Generating Intelligible Plumitifs Descriptions: Use Case Application with Ethical Considerations

Published in Proceedings of the 13th International Conference on Natural Language Generation, 2020

Recommended citation: Beauchemin, D., Garneau, N., Gaumond, E., Déziel, P. L., Khoury, R., & Lamontagne, L. (2020, December). Generating Intelligible Plumitifs Descriptions: Use Case Application with Ethical Considerations. In Proceedings of the 13th International Conference on Natural Language Generation (pp. 15-21). https://www.aclweb.org/anthology/2020.inlg-1.3/

Plumitifs (dockets) were initially a tool for law clerks. Nowadays, they are used as summaries presenting all the steps of a judicial case.
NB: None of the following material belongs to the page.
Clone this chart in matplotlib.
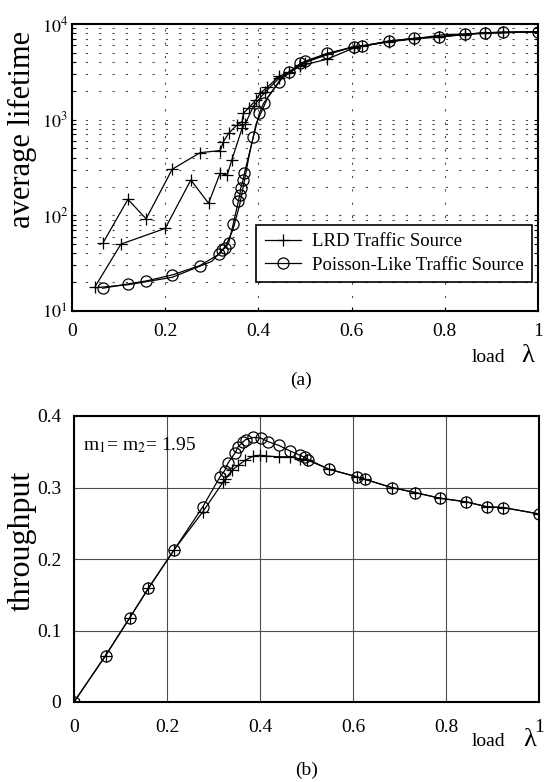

Information concerning parties’ identity, jurisdiction in charge of administering the case, and some information relating to the nature and the course of the preceding are available through plumitifs. They are publicly accessible but barely understandable; they are written using abbreviations and referring to provisions from the Criminal Code of Canada, which makes them hard to reason about. In this paper, we propose a simple yet efficient multi-source language generation architecture that leverages both the plumitif and the Criminal Code’s content to generate intelligible plumitifs descriptions. It goes without saying that ethical considerations rise with these sensitive documents made readable and available at scale, legitimate concerns that we address in this paper.